—Judgment, Supreme Court, New York County (Ira Gammerman, J.), entered September 8, 2000, upon a jury verdict, in favor of the three defendant insurers, unanimously affirmed, without costs. Appeals and cross appeals from orders, same court and Justice, entered June 7, 2000, which, to the extent appealed and cross-appealed from as limited by the briefs, granted defendant Travelers Indemnity Company’s motion to dismiss the complaint as against it as non-justiciable, granted similar cross motions of 13 other defendant insurers, granted defendant New England Insurance Company’s motion for *323partial summary judgment to dismiss the complaint with respect to a policy as barred by a statutory exclusion but denied partial summary judgment on the ground of exhaustion of the aggregate policy limit, unanimously dismissed, without costs.
The trial court properly ruled that, under the language of the policies at issue, plaintiff had the burden of proving that the damage was caused by an “accident,” which would trigger coverage, and charged the jury appropriately. The stamp “Certified True Copy” on a report was insufficient to constitute self-authentification under CPLR 4540 (a) or 4520, and, in any event, any error in precluding the document was alleviated by the trial court’s offer to allow plaintiff to call a rebuttal witness on the matter, which plaintiff declined to do. The pre-trial denial of defendant St. Paul Fire & Marine Insurance Company’s motion for summary judgment to dismiss the complaint as to it, brought up for review by the appeal from the final judgment, was correctly decided inasmuch as the papers presented a triable issue of fact (see, McGroarty v Great Am. Ins. Co., 36 NY2d 358).

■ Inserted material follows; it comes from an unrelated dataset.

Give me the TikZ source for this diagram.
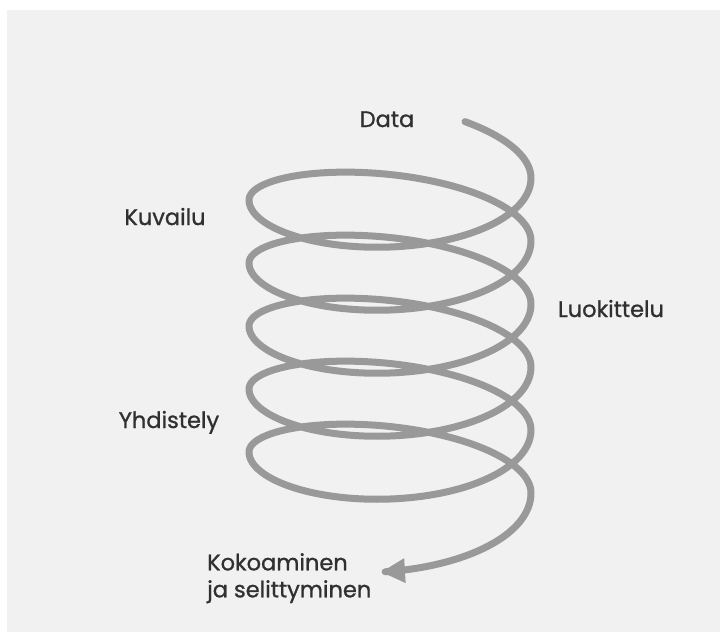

In light of the jury verdict against plaintiff, the appeal and cross appeal from various portions of orders entered on or about June 7, 2000, relating to pre-trial matters, are dismissed as moot. However, to the extent some of the policies contained different language, which would have placed the burden of proof on certain insurers to establish that plaintiff had the intent to cause the property damage, the IAS court properly determined that the damage should be prorated over the 50-year period plaintiff claimed it continuously occurred, and not allocated to any one specific year that plaintiff might elect (see, Olin Corp. v Insurance Co. of N. Am., 221 F3d 307, 322-325). Concur— Nardelli, J. P., Mazzarelli, Wallach and Friedman, JJ.